## INFORMATION SUPPLIED
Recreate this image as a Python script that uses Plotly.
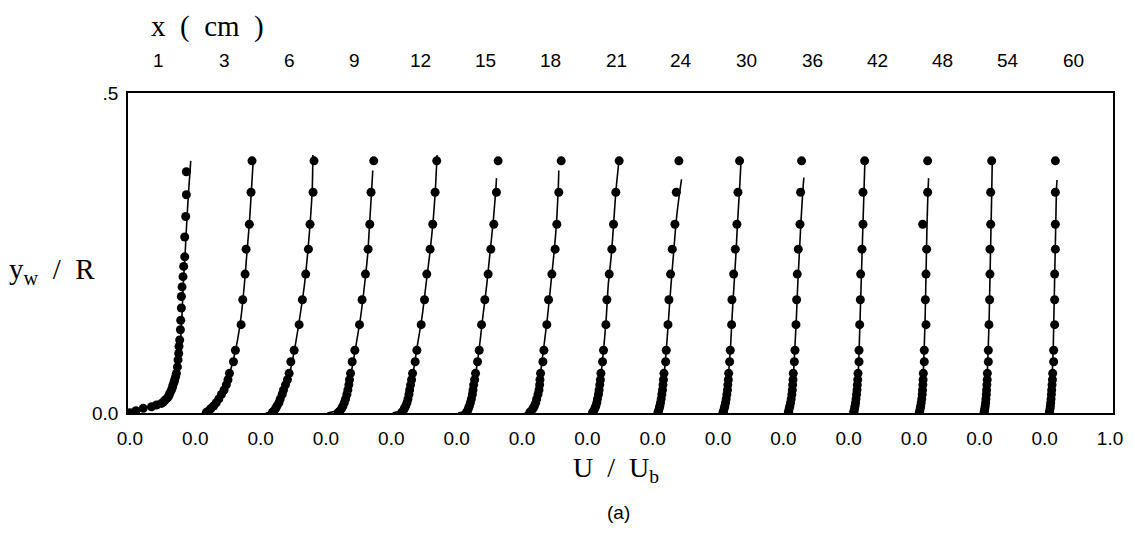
import plotly.graph_objects as go

# ---- categories: streamwise stations (cm) ----
x_cm = [1, 3, 6, 9, 12, 15, 18, 21, 24, 30, 36, 42, 48, 54, 60]

# ---- bottom tick labels ----
bottom_tick_text = ["0.0"] * 15 + ["1.0"]

# ---- measured wall-normal positions y_w/R (stations 3..60 cm) ----
y_meas = [0.394, 0.345, 0.295, 0.256, 0.217, 0.177, 0.138, 0.098, 0.080, 0.062,
          0.052, 0.044, 0.036, 0.029, 0.022, 0.016, 0.011, 0.007, 0.003, 0.001]

# station 1 cm has its own positions
y_meas_x1 = [0.377, 0.341, 0.307, 0.275, 0.244, 0.229, 0.213, 0.197, 0.182, 0.164,
             0.145, 0.130, 0.114, 0.104, 0.093, 0.083, 0.072, 0.062, 0.057, 0.052,
             0.048, 0.044, 0.040, 0.036, 0.031, 0.028, 0.025, 0.022, 0.020, 0.017,
             0.015, 0.0125, 0.0098, 0.0073, 0.0036, 0.0005]

# ---- measured U/Ub (symbols) ----
u_x1 = [0.863, 0.863, 0.853, 0.838, 0.838, 0.822, 0.812, 0.797, 0.787, 0.787,
        0.777, 0.772, 0.761, 0.751, 0.746, 0.736, 0.726, 0.711, 0.700, 0.685,
        0.675, 0.660, 0.650, 0.635, 0.609, 0.600, 0.584, 0.560, 0.533, 0.510,
        0.482, 0.406, 0.330, 0.203, 0.091, 0.000]
u_x3 = [0.868, 0.853, 0.827, 0.777, 0.762, 0.726, 0.701, 0.614, 0.584, 0.523,
        0.500, 0.475, 0.440, 0.400, 0.360, 0.320, 0.280, 0.240, 0.200, 0.170]
u_x6 = [0.817, 0.802, 0.756, 0.731, 0.690, 0.639, 0.589, 0.513, 0.462, 0.436,
        0.410, 0.380, 0.350, 0.330, 0.300, 0.280, 0.250, 0.230, 0.200, 0.180]
u_x9 = [0.731, 0.690, 0.670, 0.645, 0.604, 0.553, 0.513, 0.442, 0.401, 0.376,
        0.360, 0.350, 0.335, 0.320, 0.300, 0.280, 0.260, 0.240, 0.210, 0.190]
u_x12 = [0.695, 0.670, 0.634, 0.594, 0.543, 0.508, 0.457, 0.391, 0.365, 0.325,
         0.310, 0.295, 0.280, 0.270, 0.255, 0.240, 0.220, 0.200, 0.180, 0.160]
u_x15 = [0.635, 0.609, 0.569, 0.523, 0.482, 0.431, 0.381, 0.345, 0.320, 0.289,
         0.275, 0.260, 0.250, 0.240, 0.225, 0.210, 0.195, 0.180, 0.165, 0.150]
u_x18 = [0.600, 0.563, 0.533, 0.507, 0.457, 0.406, 0.380, 0.335, 0.320, 0.284,
         0.275, 0.270, 0.260, 0.245, 0.225, 0.210, 0.190, 0.170, 0.140, 0.120]
u_x21 = [0.487, 0.436, 0.401, 0.375, 0.335, 0.299, 0.284, 0.248, 0.233, 0.208,
         0.200, 0.190, 0.180, 0.170, 0.155, 0.145, 0.130, 0.115, 0.095, 0.080]
u_x24 = [0.401, 0.361, 0.340, 0.300, 0.274, 0.249, 0.234, 0.208, 0.198, 0.173,
         0.165, 0.158, 0.150, 0.140, 0.130, 0.120, 0.110, 0.100, 0.090, 0.080]
u_x30 = [0.330, 0.305, 0.289, 0.264, 0.239, 0.213, 0.208, 0.188, 0.178, 0.163,
         0.158, 0.150, 0.145, 0.135, 0.125, 0.115, 0.105, 0.095, 0.085, 0.076]
u_x36 = [0.279, 0.264, 0.254, 0.228, 0.213, 0.203, 0.193, 0.178, 0.168, 0.152,
         0.148, 0.142, 0.137, 0.130, 0.120, 0.110, 0.100, 0.090, 0.082, 0.076]
u_x42 = [0.244, 0.219, 0.219, 0.203, 0.183, 0.178, 0.168, 0.158, 0.158, 0.143,
         0.138, 0.132, 0.127, 0.120, 0.112, 0.105, 0.097, 0.090, 0.082, 0.076]
u_x48 = [0.208, 0.208, 0.132, 0.193, 0.183, 0.173, 0.183, 0.157, 0.157, 0.142,
         0.138, 0.135, 0.130, 0.125, 0.118, 0.110, 0.102, 0.095, 0.087, 0.081]
u_x54 = [0.188, 0.173, 0.173, 0.162, 0.162, 0.157, 0.147, 0.137, 0.137, 0.122,
         0.120, 0.115, 0.110, 0.107, 0.100, 0.095, 0.090, 0.083, 0.077, 0.071]
u_x60 = [0.163, 0.163, 0.163, 0.163, 0.152, 0.152, 0.152, 0.137, 0.137, 0.122,
         0.118, 0.112, 0.107, 0.102, 0.097, 0.092, 0.087, 0.082, 0.076, 0.071]

# ---- computed profiles (solid lines) ----
y_line_x1 = [0.0, 0.004, 0.008, 0.012, 0.016, 0.022, 0.030, 0.045, 0.070, 0.100,
             0.150, 0.200, 0.250, 0.300, 0.350, 0.394]
line_x1 = [0.00, 0.10, 0.22, 0.36, 0.47, 0.56, 0.62, 0.68, 0.73, 0.765,
           0.795, 0.815, 0.845, 0.870, 0.900, 0.930]

y_line = [0.0, 0.003, 0.01, 0.03, 0.06, 0.10, 0.15, 0.20, 0.25, 0.30, 0.35]
y_line_top = [0.400, 0.403, 0.379, 0.403, 0.367, 0.379, 0.400, 0.365,
              0.400, 0.368, 0.400, 0.367, 0.400, 0.364]   # stations 3..60

line_x3 = [0.10, 0.20, 0.29, 0.41, 0.52, 0.62, 0.70, 0.75, 0.79, 0.83, 0.86, 0.89]
line_x6 = [0.08, 0.17, 0.25, 0.35, 0.44, 0.52, 0.60, 0.67, 0.72, 0.76, 0.79, 0.80]
line_x9 = [0.02, 0.15, 0.24, 0.32, 0.38, 0.45, 0.53, 0.59, 0.64, 0.67, 0.70, 0.716]
line_x12 = [0.02, 0.13, 0.21, 0.28, 0.33, 0.39, 0.47, 0.53, 0.59, 0.64, 0.675, 0.70]
line_x15 = [0.02, 0.12, 0.19, 0.25, 0.29, 0.345, 0.40, 0.46, 0.51, 0.56, 0.60, 0.61]
line_x18 = [0.04, 0.11, 0.18, 0.23, 0.28, 0.33, 0.39, 0.44, 0.49, 0.53, 0.555, 0.563]
line_x21 = [0.03, 0.09, 0.14, 0.18, 0.21, 0.25, 0.29, 0.32, 0.37, 0.405, 0.44, 0.49]
line_x24 = [0.04, 0.08, 0.12, 0.15, 0.175, 0.21, 0.245, 0.28, 0.32, 0.36, 0.42, 0.442]
line_x30 = [0.04, 0.08, 0.11, 0.14, 0.16, 0.19, 0.215, 0.245, 0.275, 0.30, 0.33, 0.355]
line_x36 = [0.04, 0.08, 0.11, 0.13, 0.155, 0.175, 0.20, 0.22, 0.245, 0.27, 0.30, 0.314]
line_x42 = [0.04, 0.075, 0.10, 0.12, 0.145, 0.16, 0.175, 0.19, 0.205, 0.22, 0.235, 0.25]
line_x48 = [0.04, 0.08, 0.10, 0.12, 0.14, 0.155, 0.17, 0.18, 0.19, 0.20, 0.215, 0.223]
line_x54 = [0.04, 0.07, 0.09, 0.105, 0.12, 0.135, 0.15, 0.16, 0.17, 0.18, 0.19, 0.198]
line_x60 = [0.04, 0.065, 0.085, 0.10, 0.115, 0.13, 0.14, 0.15, 0.16, 0.17, 0.18, 0.188]

meas = [u_x1, u_x3, u_x6, u_x9, u_x12, u_x15, u_x18, u_x21, u_x24, u_x30,
        u_x36, u_x42, u_x48, u_x54, u_x60]
lines = [line_x1, line_x3, line_x6, line_x9, line_x12, line_x15, line_x18, line_x21,
         line_x24, line_x30, line_x36, line_x42, line_x48, line_x54, line_x60]

LABEL_OFFSET = 0.44  # where each station label sits relative to its profile origin

fig = go.Figure()
for i, (u, lu) in enumerate(zip(meas, lines)):
    if i == 0:
        ym, yl = y_meas_x1, y_line_x1
    else:
        ym, yl = y_meas, y_line + [y_line_top[i - 1]]
    fig.add_trace(go.Scatter(
        x=[i + v for v in lu], y=yl, mode="lines",
        line=dict(color="black", width=1.6, shape="spline", smoothing=0.6),
        hoverinfo="skip", showlegend=False))
    fig.add_trace(go.Scatter(
        x=[i + v for v in u], y=ym, mode="markers",
        marker=dict(color="black", size=9, line=dict(width=0)),
        showlegend=False, name=f"x = {x_cm[i]} cm"))

tick_font = dict(family="Liberation Sans, Arial, sans-serif", size=19, color="black")
serif = "Liberation Serif, Times New Roman, serif"

fig.update_layout(
    width=1135, height=540,
    margin=dict(l=128, r=17, t=93, b=127),
    paper_bgcolor="white", plot_bgcolor="white",
    showlegend=False,
    xaxis=dict(range=[-0.03, 15.045], tickvals=list(range(16)), ticktext=bottom_tick_text,
               showgrid=False, zeroline=False, showline=True, mirror=True,
               linecolor="black", linewidth=1.5, ticks="", tickfont=tick_font,
               ticklabelstandoff=7),
    yaxis=dict(range=[0, 0.5], tickvals=[0, 0.5], ticktext=["0.0", ".5"],
               showgrid=False, zeroline=False, showline=True, mirror=True,
               linecolor="black", linewidth=1.5, ticks="", tickfont=tick_font,
               ticklabelstandoff=4),
)

annotations = []
for i, lab in enumerate(x_cm):
    annotations.append(dict(x=i + LABEL_OFFSET, y=1, xref="x", yref="paper",
                            text=str(lab), showarrow=False, yanchor="middle",
                            yshift=33, font=tick_font))
annotations += [
    dict(x=208, y=27, text="x&nbsp;&nbsp;(&nbsp;&nbsp;cm&nbsp;&nbsp;)",
         showarrow=False, font=dict(family=serif, size=29, color="black")),
    dict(x=52, y=271, text="y<sub>w</sub>&nbsp;&nbsp;/&nbsp;&nbsp;R",
         showarrow=False, font=dict(family=serif, size=29, color="black")),
    dict(x=618, y=469, text="U&nbsp;&nbsp;/&nbsp;&nbsp;U<sub>b</sub>",
         showarrow=False, font=dict(family=serif, size=28, color="black")),
    dict(x=621, y=512, text="(a)", showarrow=False,
         font=dict(family="Liberation Sans, Arial, sans-serif", size=19, color="black")),
]
# convert pixel-placed titles to paper coordinates
W, H, L, R, T, B = 1135, 540, 128, 17, 93, 127
pw, ph = W - L - R, H - T - B
for a in annotations[len(x_cm):]:
    a["xref"] = "paper"; a["yref"] = "paper"
    a["x"] = (a["x"] - L) / pw
    a["y"] = 1 - (a["y"] - T) / ph
    a["xanchor"] = "center"; a["yanchor"] = "middle"
fig.update_layout(annotations=annotations)

fig.write_html("out.html")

## STATED GOAL
Make an exact copy of the lines from the top of the material through the line with "0.007, 0.003, 0.001]", pictures excluded.

## ANSWER TO THIS PROBLEM
Recreate this image as a Python script that uses Plotly.
import plotly.graph_objects as go

# ---- categories: streamwise stations (cm) ----
x_cm = [1, 3, 6, 9, 12, 15, 18, 21, 24, 30, 36, 42, 48, 54, 60]

# ---- bottom tick labels ----
bottom_tick_text = ["0.0"] * 15 + ["1.0"]

# ---- measured wall-normal positions y_w/R (stations 3..60 cm) ----
y_meas = [0.394, 0.345, 0.295, 0.256, 0.217, 0.177, 0.138, 0.098, 0.080, 0.062,
          0.052, 0.044, 0.036, 0.029, 0.022, 0.016, 0.011, 0.007, 0.003, 0.001]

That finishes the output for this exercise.